> [STATED TASK]:
Retype the data below without altering anything.

> [DATA]:

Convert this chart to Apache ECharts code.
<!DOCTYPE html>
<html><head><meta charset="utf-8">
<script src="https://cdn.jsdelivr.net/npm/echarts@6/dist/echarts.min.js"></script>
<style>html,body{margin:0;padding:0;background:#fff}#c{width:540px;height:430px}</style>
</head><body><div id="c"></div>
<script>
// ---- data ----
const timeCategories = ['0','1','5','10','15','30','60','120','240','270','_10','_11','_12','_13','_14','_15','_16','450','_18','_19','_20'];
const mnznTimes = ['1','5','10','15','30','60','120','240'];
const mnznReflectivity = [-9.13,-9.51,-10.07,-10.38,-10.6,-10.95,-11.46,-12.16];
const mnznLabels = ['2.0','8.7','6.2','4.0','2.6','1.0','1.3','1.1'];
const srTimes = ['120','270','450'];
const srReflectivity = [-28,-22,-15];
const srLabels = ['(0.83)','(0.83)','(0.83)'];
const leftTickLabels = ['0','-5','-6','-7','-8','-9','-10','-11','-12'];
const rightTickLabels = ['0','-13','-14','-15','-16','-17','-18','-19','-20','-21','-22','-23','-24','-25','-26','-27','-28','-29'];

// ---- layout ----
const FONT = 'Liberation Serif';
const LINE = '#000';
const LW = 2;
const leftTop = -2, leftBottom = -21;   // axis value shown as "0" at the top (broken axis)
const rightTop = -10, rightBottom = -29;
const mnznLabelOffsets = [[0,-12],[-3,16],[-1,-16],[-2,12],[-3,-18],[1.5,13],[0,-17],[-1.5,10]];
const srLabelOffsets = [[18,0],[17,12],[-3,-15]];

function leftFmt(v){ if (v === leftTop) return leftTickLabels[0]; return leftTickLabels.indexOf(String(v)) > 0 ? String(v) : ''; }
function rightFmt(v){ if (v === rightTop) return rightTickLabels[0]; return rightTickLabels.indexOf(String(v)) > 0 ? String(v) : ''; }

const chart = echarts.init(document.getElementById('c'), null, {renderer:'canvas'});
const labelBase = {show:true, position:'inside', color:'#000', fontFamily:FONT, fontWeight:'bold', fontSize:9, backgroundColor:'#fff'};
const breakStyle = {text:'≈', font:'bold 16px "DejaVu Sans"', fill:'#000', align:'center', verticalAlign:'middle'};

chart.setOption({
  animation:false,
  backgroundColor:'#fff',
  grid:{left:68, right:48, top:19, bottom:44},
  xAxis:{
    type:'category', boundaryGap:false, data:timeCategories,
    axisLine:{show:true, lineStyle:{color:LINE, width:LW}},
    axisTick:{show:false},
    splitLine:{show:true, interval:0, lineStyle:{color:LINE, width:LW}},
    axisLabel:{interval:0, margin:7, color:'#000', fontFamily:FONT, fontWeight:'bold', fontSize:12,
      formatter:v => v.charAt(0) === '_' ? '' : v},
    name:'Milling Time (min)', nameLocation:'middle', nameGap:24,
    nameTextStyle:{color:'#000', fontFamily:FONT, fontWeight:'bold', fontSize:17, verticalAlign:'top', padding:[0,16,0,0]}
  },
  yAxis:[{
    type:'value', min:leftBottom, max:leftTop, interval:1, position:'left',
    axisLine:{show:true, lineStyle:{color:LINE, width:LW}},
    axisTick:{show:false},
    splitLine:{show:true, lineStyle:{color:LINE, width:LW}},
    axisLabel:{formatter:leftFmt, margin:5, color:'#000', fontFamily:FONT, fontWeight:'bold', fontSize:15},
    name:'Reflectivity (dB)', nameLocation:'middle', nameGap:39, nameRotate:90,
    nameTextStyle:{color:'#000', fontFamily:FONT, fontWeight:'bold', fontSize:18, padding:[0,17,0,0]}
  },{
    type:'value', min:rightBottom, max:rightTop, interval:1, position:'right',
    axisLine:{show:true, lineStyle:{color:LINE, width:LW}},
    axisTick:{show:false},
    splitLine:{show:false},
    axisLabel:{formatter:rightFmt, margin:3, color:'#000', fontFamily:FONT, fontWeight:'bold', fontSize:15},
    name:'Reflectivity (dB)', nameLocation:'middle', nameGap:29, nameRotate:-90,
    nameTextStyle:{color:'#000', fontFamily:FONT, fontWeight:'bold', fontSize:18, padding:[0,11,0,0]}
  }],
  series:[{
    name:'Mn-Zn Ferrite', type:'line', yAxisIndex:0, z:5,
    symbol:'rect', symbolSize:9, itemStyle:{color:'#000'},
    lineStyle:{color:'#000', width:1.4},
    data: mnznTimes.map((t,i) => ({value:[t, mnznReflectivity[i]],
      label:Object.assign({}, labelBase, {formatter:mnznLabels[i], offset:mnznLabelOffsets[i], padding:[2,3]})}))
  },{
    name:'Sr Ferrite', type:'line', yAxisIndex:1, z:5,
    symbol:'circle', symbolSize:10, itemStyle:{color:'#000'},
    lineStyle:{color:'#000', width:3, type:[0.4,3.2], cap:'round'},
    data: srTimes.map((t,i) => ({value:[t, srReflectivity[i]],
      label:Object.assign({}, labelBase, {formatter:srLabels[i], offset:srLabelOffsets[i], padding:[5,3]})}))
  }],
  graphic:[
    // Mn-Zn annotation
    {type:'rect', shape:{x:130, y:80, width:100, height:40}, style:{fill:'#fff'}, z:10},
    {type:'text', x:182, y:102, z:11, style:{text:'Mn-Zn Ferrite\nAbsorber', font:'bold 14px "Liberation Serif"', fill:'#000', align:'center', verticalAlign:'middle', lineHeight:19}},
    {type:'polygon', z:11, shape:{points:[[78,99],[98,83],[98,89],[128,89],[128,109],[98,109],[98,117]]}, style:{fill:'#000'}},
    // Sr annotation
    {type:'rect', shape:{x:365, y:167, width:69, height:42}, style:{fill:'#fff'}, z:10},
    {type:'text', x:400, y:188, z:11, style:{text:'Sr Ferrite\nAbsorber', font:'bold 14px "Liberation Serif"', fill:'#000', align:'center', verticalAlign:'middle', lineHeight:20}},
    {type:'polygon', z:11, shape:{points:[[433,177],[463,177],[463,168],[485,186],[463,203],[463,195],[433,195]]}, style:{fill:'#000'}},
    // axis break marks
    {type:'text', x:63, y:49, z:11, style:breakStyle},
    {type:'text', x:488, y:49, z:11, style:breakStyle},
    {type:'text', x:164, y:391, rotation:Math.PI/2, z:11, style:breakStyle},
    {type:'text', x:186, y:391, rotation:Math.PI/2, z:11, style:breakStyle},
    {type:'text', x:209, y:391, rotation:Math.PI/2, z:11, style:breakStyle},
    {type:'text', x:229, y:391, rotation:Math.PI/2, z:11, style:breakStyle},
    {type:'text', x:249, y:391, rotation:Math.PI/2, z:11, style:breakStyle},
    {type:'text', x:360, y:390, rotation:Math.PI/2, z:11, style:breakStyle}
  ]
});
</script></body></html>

> [EXPECTED OUTPUT]:
Convert this chart to Apache ECharts code.
<!DOCTYPE html>
<html><head><meta charset="utf-8">
<script src="https://cdn.jsdelivr.net/npm/echarts@6/dist/echarts.min.js"></script>
<style>html,body{margin:0;padding:0;background:#fff}#c{width:540px;height:430px}</style>
</head><body><div id="c"></div>
<script>
// ---- data ----
const timeCategories = ['0','1','5','10','15','30','60','120','240','270','_10','_11','_12','_13','_14','_15','_16','450','_18','_19','_20'];
const mnznTimes = ['1','5','10','15','30','60','120','240'];
const mnznReflectivity = [-9.13,-9.51,-10.07,-10.38,-10.6,-10.95,-11.46,-12.16];
const mnznLabels = ['2.0','8.7','6.2','4.0','2.6','1.0','1.3','1.1'];
const srTimes = ['120','270','450'];
const srReflectivity = [-28,-22,-15];
const srLabels = ['(0.83)','(0.83)','(0.83)'];
const leftTickLabels = ['0','-5','-6','-7','-8','-9','-10','-11','-12'];
const rightTickLabels = ['0','-13','-14','-15','-16','-17','-18','-19','-20','-21','-22','-23','-24','-25','-26','-27','-28','-29'];

// ---- layout ----
const FONT = 'Liberation Serif';
const LINE = '#000';
const LW = 2;
const leftTop = -2, leftBottom = -21;   // axis value shown as "0" at the top (broken axis)
const rightTop = -10, rightBottom = -29;
const mnznLabelOffsets = [[0,-12],[-3,16],[-1,-16],[-2,12],[-3,-18],[1.5,13],[0,-17],[-1.5,10]];
const srLabelOffsets = [[18,0],[17,12],[-3,-15]];

function leftFmt(v){ if (v === leftTop) return leftTickLabels[0]; return leftTickLabels.indexOf(String(v)) > 0 ? String(v) : ''; }
function rightFmt(v){ if (v === rightTop) return rightTickLabels[0]; return rightTickLabels.indexOf(String(v)) > 0 ? String(v) : ''; }

const chart = echarts.init(document.getElementById('c'), null, {renderer:'canvas'});
const labelBase = {show:true, position:'inside', color:'#000', fontFamily:FONT, fontWeight:'bold', fontSize:9, backgroundColor:'#fff'};
const breakStyle = {text:'≈', font:'bold 16px "DejaVu Sans"', fill:'#000', align:'center', verticalAlign:'middle'};

chart.setOption({
  animation:false,
  backgroundColor:'#fff',
  grid:{left:68, right:48, top:19, bottom:44},
  xAxis:{
    type:'category', boundaryGap:false, data:timeCategories,
    axisLine:{show:true, lineStyle:{color:LINE, width:LW}},
    axisTick:{show:false},
    splitLine:{show:true, interval:0, lineStyle:{color:LINE, width:LW}},
    axisLabel:{interval:0, margin:7, color:'#000', fontFamily:FONT, fontWeight:'bold', fontSize:12,
      formatter:v => v.charAt(0) === '_' ? '' : v},
    name:'Milling Time (min)', nameLocation:'middle', nameGap:24,
    nameTextStyle:{color:'#000', fontFamily:FONT, fontWeight:'bold', fontSize:17, verticalAlign:'top', padding:[0,16,0,0]}
  },
  yAxis:[{
    type:'value', min:leftBottom, max:leftTop, interval:1, position:'left',
    axisLine:{show:true, lineStyle:{color:LINE, width:LW}},
    axisTick:{show:false},
    splitLine:{show:true, lineStyle:{color:LINE, width:LW}},
    axisLabel:{formatter:leftFmt, margin:5, color:'#000', fontFamily:FONT, fontWeight:'bold', fontSize:15},
    name:'Reflectivity (dB)', nameLocation:'middle', nameGap:39, nameRotate:90,
    nameTextStyle:{color:'#000', fontFamily:FONT, fontWeight:'bold', fontSize:18, padding:[0,17,0,0]}
  },{
    type:'value', min:rightBottom, max:rightTop, interval:1, position:'right',
    axisLine:{show:true, lineStyle:{color:LINE, width:LW}},
    axisTick:{show:false},
    splitLine:{show:false},
    axisLabel:{formatter:rightFmt, margin:3, color:'#000', fontFamily:FONT, fontWeight:'bold', fontSize:15},
    name:'Reflectivity (dB)', nameLocation:'middle', nameGap:29, nameRotate:-90,
    nameTextStyle:{color:'#000', fontFamily:FONT, fontWeight:'bold', fontSize:18, padding:[0,11,0,0]}
  }],
  series:[{
    name:'Mn-Zn Ferrite', type:'line', yAxisIndex:0, z:5,
    symbol:'rect', symbolSize:9, itemStyle:{color:'#000'},
    lineStyle:{color:'#000', width:1.4},
    data: mnznTimes.map((t,i) => ({value:[t, mnznReflectivity[i]],
      label:Object.assign({}, labelBase, {formatter:mnznLabels[i], offset:mnznLabelOffsets[i], padding:[2,3]})}))
  },{
    name:'Sr Ferrite', type:'line', yAxisIndex:1, z:5,
    symbol:'circle', symbolSize:10, itemStyle:{color:'#000'},
    lineStyle:{color:'#000', width:3, type:[0.4,3.2], cap:'round'},
    data: srTimes.map((t,i) => ({value:[t, srReflectivity[i]],
      label:Object.assign({}, labelBase, {formatter:srLabels[i], offset:srLabelOffsets[i], padding:[5,3]})}))
  }],
  graphic:[
    // Mn-Zn annotation
    {type:'rect', shape:{x:130, y:80, width:100, height:40}, style:{fill:'#fff'}, z:10},
    {type:'text', x:182, y:102, z:11, style:{text:'Mn-Zn Ferrite\nAbsorber', font:'bold 14px "Liberation Serif"', fill:'#000', align:'center', verticalAlign:'middle', lineHeight:19}},
    {type:'polygon', z:11, shape:{points:[[78,99],[98,83],[98,89],[128,89],[128,109],[98,109],[98,117]]}, style:{fill:'#000'}},
    // Sr annotation
    {type:'rect', shape:{x:365, y:167, width:69, height:42}, style:{fill:'#fff'}, z:10},
    {type:'text', x:400, y:188, z:11, style:{text:'Sr Ferrite\nAbsorber', font:'bold 14px "Liberation Serif"', fill:'#000', align:'center', verticalAlign:'middle', lineHeight:20}},
    {type:'polygon', z:11, shape:{points:[[433,177],[463,177],[463,168],[485,186],[463,203],[463,195],[433,195]]}, style:{fill:'#000'}},
    // axis break marks
    {type:'text', x:63, y:49, z:11, style:breakStyle},
    {type:'text', x:488, y:49, z:11, style:breakStyle},
    {type:'text', x:164, y:391, rotation:Math.PI/2, z:11, style:breakStyle},
    {type:'text', x:186, y:391, rotation:Math.PI/2, z:11, style:breakStyle},
    {type:'text', x:209, y:391, rotation:Math.PI/2, z:11, style:breakStyle},
    {type:'text', x:229, y:391, rotation:Math.PI/2, z:11, style:breakStyle},
    {type:'text', x:249, y:391, rotation:Math.PI/2, z:11, style:breakStyle},
    {type:'text', x:360, y:390, rotation:Math.PI/2, z:11, style:breakStyle}
  ]
});
</script></body></html>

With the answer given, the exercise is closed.